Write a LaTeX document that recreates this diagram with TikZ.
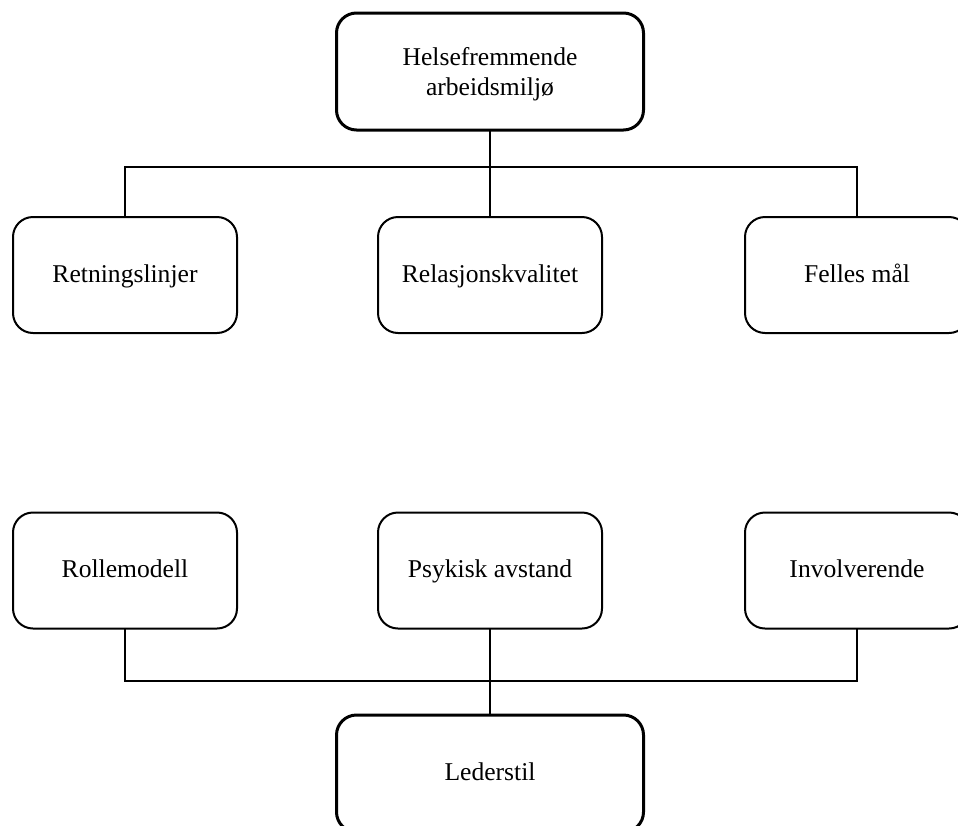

# # # #

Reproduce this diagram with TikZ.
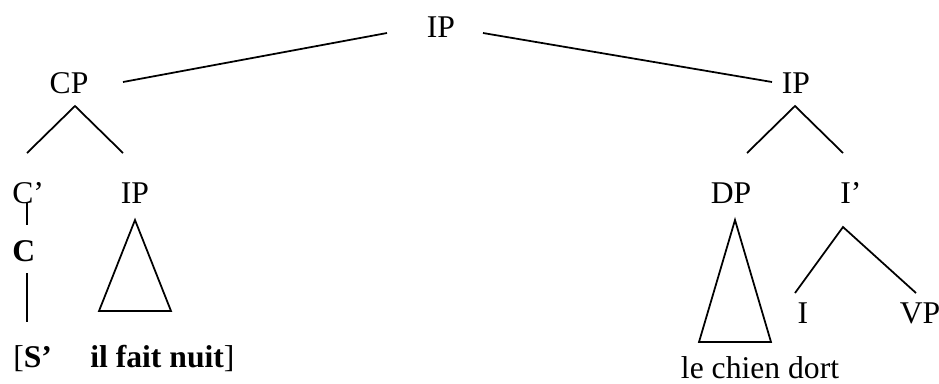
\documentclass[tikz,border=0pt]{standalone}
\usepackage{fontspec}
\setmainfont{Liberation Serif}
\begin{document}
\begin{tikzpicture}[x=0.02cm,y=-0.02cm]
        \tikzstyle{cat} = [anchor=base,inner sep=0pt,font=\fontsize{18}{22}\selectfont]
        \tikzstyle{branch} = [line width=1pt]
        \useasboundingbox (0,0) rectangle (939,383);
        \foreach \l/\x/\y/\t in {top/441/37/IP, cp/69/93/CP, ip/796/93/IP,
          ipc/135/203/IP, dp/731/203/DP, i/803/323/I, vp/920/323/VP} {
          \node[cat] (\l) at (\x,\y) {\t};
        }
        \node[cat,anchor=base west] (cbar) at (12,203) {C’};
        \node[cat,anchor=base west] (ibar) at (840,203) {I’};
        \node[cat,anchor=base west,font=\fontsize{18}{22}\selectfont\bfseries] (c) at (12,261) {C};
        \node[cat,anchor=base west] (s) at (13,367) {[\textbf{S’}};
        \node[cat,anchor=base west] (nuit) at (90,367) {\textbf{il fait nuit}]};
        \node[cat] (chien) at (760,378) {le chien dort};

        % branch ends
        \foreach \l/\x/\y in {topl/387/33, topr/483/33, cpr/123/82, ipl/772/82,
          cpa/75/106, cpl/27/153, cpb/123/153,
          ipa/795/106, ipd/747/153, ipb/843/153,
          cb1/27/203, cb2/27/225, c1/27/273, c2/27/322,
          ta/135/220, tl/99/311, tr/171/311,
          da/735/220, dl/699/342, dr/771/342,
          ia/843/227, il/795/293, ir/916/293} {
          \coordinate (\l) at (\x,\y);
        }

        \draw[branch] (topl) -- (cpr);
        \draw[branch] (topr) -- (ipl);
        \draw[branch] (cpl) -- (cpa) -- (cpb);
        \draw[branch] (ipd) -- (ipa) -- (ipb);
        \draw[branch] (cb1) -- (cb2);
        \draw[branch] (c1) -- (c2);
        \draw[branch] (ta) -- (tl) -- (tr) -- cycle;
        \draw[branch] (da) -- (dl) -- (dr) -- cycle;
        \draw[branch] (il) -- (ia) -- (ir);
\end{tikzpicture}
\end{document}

# # # #

# To do:
Pick out each line in the material containing "this".

# Expected output:
Write a LaTeX document that recreates this diagram with TikZ.
Reproduce this diagram with TikZ.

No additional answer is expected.